In fact, I ran it twice today, updating the kernel in between, and with
6.3, it's taking a consistent 7.5 min, instead of the 6.5 we were
getting with 6.2
<snip>

  Now, all that said and done, here are some questions for you which
might help us figure what would help.
1. What options are present on the mount? (cat /proc/mounts, thinks
like sync can be a problem)
/scratch/foo<same_server>(rw,sync,no_wdelay)

<snip>
  2. What does your /etc/exports config look like on your server node
(cat /etc/exports)
As if I don't know what/how to tell you that? See above.
<snip>
  3. You are using NFSv4, are you using Kerberos with it?
No.
I don't believe we have kerborous set with NFS. We do use it for other
things.


   3.a. If so, what mode are you using for your gss/krb flag? (krb5,
krb5i, krb5p)
4. What's your network speed? Are you sure? (ethtool ethX to make sure)

Gigabit.
<snip>
Do you mean selinux auditing? As I said, doing it on the local drive
takes seconds. Doing it from a 5.x NFS server takes about 1.5 min.
Therefore,
there's nothing that could affect it on the one server.

  7. How many clients are hitting your server and how many nfsd threads
are you running on it?

No other clients. This is a test system.


This is by no means an exhaustive list of things to look at.

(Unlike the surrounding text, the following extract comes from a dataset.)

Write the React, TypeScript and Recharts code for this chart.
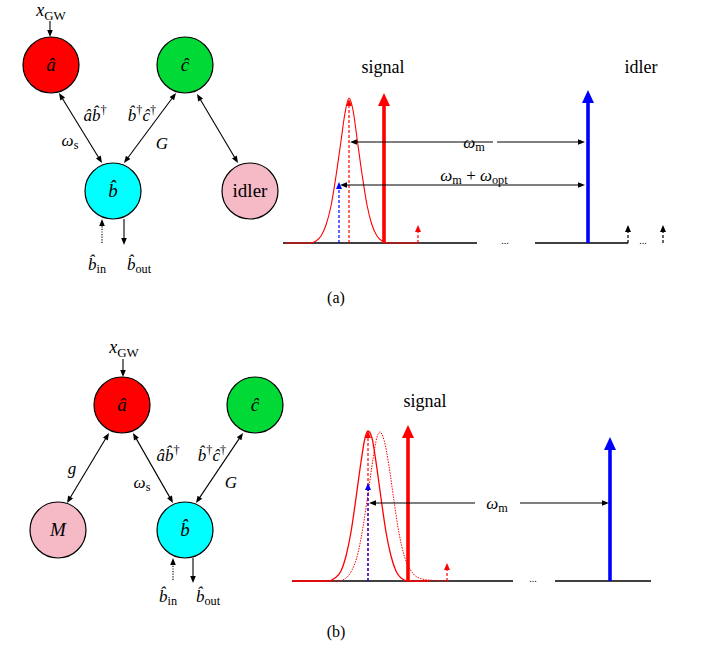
import React from 'react';
import { ComposedChart, XAxis, YAxis, Line, Scatter, ReferenceLine } from 'recharts';

// canvas units match the figure, y grows downwards
const W = 705;
const H = 649;

type Part = { t: string; i?: boolean; sub?: boolean; sup?: boolean };

const it = (t: string): Part => ({ t, i: true });
const rm = (t: string): Part => ({ t });
const sub = (t: string): Part => ({ t, sub: true });
const sup = (t: string): Part => ({ t, sup: true });

// cavity modes
const nodes = [
  { x: 51, y: 65, kind: 'a', parts: [it('â')] },
  { x: 185, y: 65, kind: 'c', parts: [it('ĉ')] },
  { x: 113, y: 191, kind: 'b', parts: [it('b\u0302')] },
  { x: 250, y: 191, kind: 'idler', parts: [rm('idler')] },
  { x: 122, y: 405, kind: 'a', parts: [it('â')] },
  { x: 255, y: 405, kind: 'c', parts: [it('ĉ')] },
  { x: 58, y: 530, kind: 'M', parts: [it('M')] },
  { x: 185, y: 530, kind: 'b', parts: [it('b\u0302')] },
];

const labels = [
  { x: 51, y: 10, role: 'big', parts: [it('x'), sub('GW')] },
  { x: 95, y: 115, role: 'math', parts: [it('â'), it('b\u0302'), sup('†')] },
  { x: 70, y: 140, role: 'math', parts: [it('ω'), sub('s')] },
  { x: 142, y: 115, role: 'math', parts: [it('b\u0302'), sup('†'), it('ĉ'), sup('†')] },
  { x: 162, y: 143, role: 'math', parts: [it('G')] },
  { x: 97, y: 264, role: 'math', parts: [it('b\u0302'), sub('in')] },
  { x: 139, y: 264, role: 'math', parts: [it('b\u0302'), sub('out')] },
  { x: 383, y: 67, role: 'title', parts: [rm('signal')] },
  { x: 641, y: 67, role: 'title', parts: [rm('idler')] },
  { x: 474, y: 142, role: 'math', parts: [it('ω'), sub('m')] },
  { x: 474, y: 175, role: 'math', parts: [it('ω'), sub('m'), rm(' + '), it('ω'), sub('opt')] },
  { x: 505, y: 241, role: 'dots', parts: [rm('...')] },
  { x: 643, y: 241, role: 'dots', parts: [rm('...')] },
  { x: 336, y: 298, role: 'caption', parts: [rm('(a)')] },
  { x: 124, y: 347, role: 'big', parts: [it('x'), sub('GW')] },
  { x: 72, y: 468, role: 'math', parts: [it('g')] },
  { x: 142, y: 482, role: 'math', parts: [it('ω'), sub('s')] },
  { x: 168, y: 455, role: 'math', parts: [it('â'), it('b\u0302'), sup('†')] },
  { x: 212, y: 455, role: 'math', parts: [it('b\u0302'), sup('†'), it('ĉ'), sup('†')] },
  { x: 231, y: 482, role: 'math', parts: [it('G')] },
  { x: 168, y: 596, role: 'math', parts: [it('b\u0302'), sub('in')] },
  { x: 208, y: 596, role: 'math', parts: [it('b\u0302'), sub('out')] },
  { x: 425, y: 401, role: 'title', parts: [rm('signal')] },
  { x: 497, y: 503, role: 'math', parts: [it('ω'), sub('m')] },
  { x: 533, y: 579, role: 'dots', parts: [rm('...')] },
  { x: 336, y: 632, role: 'caption', parts: [rm('(b)')] },
];

// couplings and ports: [x1, y1, x2, y2, kind, heads]
const arrows: [number, number, number, number, string, string][] = [
  [50, 21, 50, 37, 'thin', 'end'],
  [59, 93, 102, 163, 'thin', 'both'],
  [176, 93, 124, 163, 'thin', 'both'],
  [197, 94, 238, 163, 'thin', 'both'],
  [102, 243, 102, 219, 'dotted', 'end'],
  [124, 219, 124, 245, 'thin', 'end'],
  [493, 142, 350, 142, 'thin', 'end'],
  [497, 142, 585, 142, 'thin', 'end'],
  [340, 185, 585, 185, 'thin', 'both'],
  [123, 359, 123, 377, 'thin', 'end'],
  [109, 433, 67, 503, 'thin', 'both'],
  [133, 433, 173, 503, 'thin', 'both'],
  [243, 433, 196, 503, 'thin', 'both'],
  [173, 580, 173, 558, 'dotted', 'end'],
  [193, 558, 193, 583, 'thin', 'end'],
  [475, 503, 369, 503, 'thin', 'end'],
  [520, 503, 609, 503, 'thin', 'end'],
];

// spectral lines: [x, base, top, kind]
const spikes: [number, number, number, string][] = [
  [349, 243, 99, 'redDash'],
  [339, 243, 182, 'blueDash'],
  [384, 243, 93, 'red'],
  [418, 243, 225, 'redDash'],
  [588, 243, 90, 'blue'],
  [628, 243, 225, 'blackDash'],
  [663, 243, 225, 'blackDash'],
  [368, 581, 431, 'redDash'],
  [368, 581, 483, 'blueDash'],
  [408, 581, 425, 'red'],
  [447, 581, 563, 'redDash'],
  [610, 581, 437, 'blue'],
];

// frequency axes
const rules: [number, number, number][] = [
  [283, 477, 243],
  [535, 628, 243],
  [292, 513, 581],
  [555, 651, 581],
];

// signal spectra
const signalA = [
  { x: 285, y: 243 }, { x: 310, y: 243 }, { x: 316, y: 241 }, { x: 321, y: 236 },
  { x: 326, y: 225 }, { x: 331, y: 206 }, { x: 336, y: 176 }, { x: 341, y: 141 },
  { x: 345, y: 113 }, { x: 349, y: 98 }, { x: 353, y: 110 }, { x: 357, y: 138 },
  { x: 362, y: 174 }, { x: 367, y: 205 }, { x: 372, y: 225 }, { x: 377, y: 236 },
  { x: 382, y: 241 }, { x: 388, y: 243 }, { x: 418, y: 243 },
];

const signalB = [
  { x: 292, y: 581 }, { x: 328, y: 581 }, { x: 335, y: 578 }, { x: 341, y: 571 },
  { x: 346, y: 556 }, { x: 351, y: 532 }, { x: 356, y: 498 }, { x: 361, y: 462 },
  { x: 365, y: 438 }, { x: 368, y: 431 }, { x: 372, y: 438 }, { x: 376, y: 462 },
  { x: 381, y: 498 }, { x: 386, y: 532 }, { x: 391, y: 556 }, { x: 396, y: 571 },
  { x: 401, y: 578 }, { x: 408, y: 581 }, { x: 430, y: 581 },
];

const shiftedB = [
  { x: 292, y: 581 }, { x: 338, y: 581 }, { x: 346, y: 578 }, { x: 352, y: 570 },
  { x: 358, y: 553 }, { x: 363, y: 527 }, { x: 368, y: 494 }, { x: 373, y: 459 },
  { x: 377, y: 437 }, { x: 380, y: 432 }, { x: 384, y: 440 }, { x: 389, y: 466 },
  { x: 394, y: 501 }, { x: 399, y: 533 }, { x: 404, y: 555 }, { x: 410, y: 569 },
  { x: 417, y: 577 }, { x: 428, y: 580 }, { x: 450, y: 581 },
];

const nodeFill: Record<string, string> = {
  a: '#ff0000',
  b: '#00ffff',
  c: '#00d936',
  idler: '#f6b9c6',
  M: '#f6b9c6',
};

const arrowStyle: Record<string, any> = {
  thin: { stroke: '#000', w: 1.1, head: 7, half: 2.8 },
  dotted: { stroke: '#000', w: 1.1, head: 7, half: 2.8, dash: '1.2 1.4' },
  red: { stroke: '#ff0000', w: 3.6, head: 13, half: 6 },
  blue: { stroke: '#0000ff', w: 3.6, head: 13, half: 6 },
  redDash: { stroke: '#ff0000', w: 1.2, head: 7, half: 3, dash: '3 2' },
  blueDash: { stroke: '#0000ff', w: 1.2, head: 7, half: 3, dash: '3 2' },
  blackDash: { stroke: '#000', w: 1.2, head: 7, half: 3, dash: '3 2' },
};

const fontFor: Record<string, number> = { big: 18, math: 17, title: 18, caption: 16, dots: 10, node: 19 };

const SERIF = '"Liberation Serif", "DejaVu Serif", serif';

const Rich = ({ x, y, parts, size }: { x: number; y: number; parts: Part[]; size: number }) => {
  let shift = 0;
  const spans = parts.map((p, k) => {
    const target = p.sub ? size * 0.22 : p.sup ? -size * 0.38 : 0;
    const dy = target - shift;
    shift = target;
    return (
      <tspan
        key={k}
        dy={dy}
        fontStyle={p.i ? 'italic' : 'normal'}
        fontSize={p.sub || p.sup ? size * 0.72 : size}
      >
        {p.t}
      </tspan>
    );
  });
  return (
    <text x={x} y={y + size * 0.33} textAnchor="middle" fontFamily={SERIF} fontSize={size} fill="#000">
      {spans}
    </text>
  );
};

const Arrow = (p: any, kind: string, heads: string) => {
  const s = arrowStyle[kind];
  const { x1, y1, x2, y2 } = p;
  const dx = x2 - x1;
  const dy = y2 - y1;
  const len = Math.hypot(dx, dy) || 1;
  const ux = dx / len;
  const uy = dy / len;
  const both = heads === 'both';
  const sx = both ? x1 + ux * s.head * 0.8 : x1;
  const sy = both ? y1 + uy * s.head * 0.8 : y1;
  const ex = x2 - ux * s.head * 0.8;
  const ey = y2 - uy * s.head * 0.8;
  const tri = (tx: number, ty: number, vx: number, vy: number) => {
    const bx = tx - vx * s.head;
    const by = ty - vy * s.head;
    return `${tx},${ty} ${bx - vy * s.half},${by + vx * s.half} ${bx + vy * s.half},${by - vx * s.half}`;
  };
  return (
    <g>
      <line x1={sx} y1={sy} x2={ex} y2={ey} stroke={s.stroke} strokeWidth={s.w} strokeDasharray={s.dash} />
      <polygon points={tri(x2, y2, ux, uy)} fill={s.stroke} />
      {both && <polygon points={tri(x1, y1, -ux, -uy)} fill={s.stroke} />}
    </g>
  );
};

const NodeShape = (p: any) => {
  const { cx, cy, payload } = p;
  return (
    <g>
      <circle cx={cx} cy={cy} r={28} fill={nodeFill[payload.kind]} stroke="#000" strokeWidth={1.2} />
      <Rich x={cx} y={cy} parts={payload.parts} size={fontFor.node} />
    </g>
  );
};

const LabelShape = (p: any) => {
  const { cx, cy, payload } = p;
  return <Rich x={cx} y={cy} parts={payload.parts} size={fontFor[payload.role]} />;
};

export default function App() {
  return (
    <div style={{ position: 'absolute', left: 0, top: 0, width: W, height: H, background: '#fff' }}>
      <ComposedChart width={W} height={H} margin={{ top: 0, right: 0, bottom: 0, left: 0 }}>
        <XAxis type="number" dataKey="x" domain={[0, W]} allowDataOverflow hide />
        <YAxis type="number" dataKey="y" domain={[0, H]} reversed allowDataOverflow hide />

        {rules.map(([a, b, y], k) => (
          <ReferenceLine
            key={`rule-${k}`}
            segment={[{ x: a, y }, { x: b, y }]}
            stroke="#000"
            strokeWidth={1.3}
          />
        ))}

        <Line data={signalA} dataKey="y" type="monotone" stroke="#ff0000" strokeWidth={1.1} dot={false} isAnimationActive={false} />
        <Line data={shiftedB} dataKey="y" type="monotone" stroke="#ff0000" strokeWidth={1} strokeDasharray="1.5 1.2" dot={false} isAnimationActive={false} />
        <Line data={signalB} dataKey="y" type="monotone" stroke="#ff0000" strokeWidth={1.3} dot={false} isAnimationActive={false} />

        {spikes.map(([x, base, top, kind], k) => (
          <ReferenceLine
            key={`spike-${k}`}
            segment={[{ x, y: base }, { x, y: top }]}
            shape={(p: any) => Arrow(p, kind, 'end')}
          />
        ))}

        {arrows.map(([xa, ya, xb, yb, kind, heads], k) => (
          <ReferenceLine
            key={`arrow-${k}`}
            segment={[{ x: xa, y: ya }, { x: xb, y: yb }]}
            shape={(p: any) => Arrow(p, kind, heads)}
          />
        ))}

        <Scatter data={nodes} shape={NodeShape} isAnimationActive={false} />
        <Scatter data={labels} shape={LabelShape} isAnimationActive={false} />
      </ComposedChart>
    </div>
  );
}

Anyway, in order to get any real help, you cannot just shout out, "My
stuff is broke, it's Red Hat's fault, no one will listen to me!"

Give us something to work with.
Maybe you should actually *read* everything I wrote. Screw your I'm an
RHCE, here's a real world test:

> From what I wrote:
1. Is this a) a test system, b) a system in use (prod or dev)?
2. Did it export anything before this test?
3. Is it exporting anything to any other server, or only to the same machine?
4. Did I try unpacking to a local drive?
5. Did I find the problem unpacking to an NFS mounted directory that was
mounted FROM THE SAME MACHINE?

<snip>
           mark

I did a quick test on my CentOS 6.2, and I don't see any slow untar.
Here are the steps I did:

On server:
# uname -a
Linux backup62 2.6.32-220.el6.i686 #1 SMP Tue Dec 6 16:15:40 GMT 2011 i686 i686 i386 GNU/Linux

on my desktop:
# uname -a
Linux centos62 2.6.32-220.el6.i686 #1 SMP Tue Dec 6 16:15:40 GMT 2011 i686 i686 i386 GNU/Linux
# mount -t nfs server-ip:/images /mnt
# time tar xvfz /mnt/hs21.tgz
...
real    0m5.496s
user    0m0.438s
sys    0m0.176s

# cd /mnt
time tar xvfz hs21.tgz
...
real    0m20.634s
user    0m0.414s
sys    0m0.135s

# ll hs21.tgz
-rw-r--r-- 1 root root 43725908 Apr  2  2008 hs21.tgz

Is there anything you can do with the DNS settings on the server side?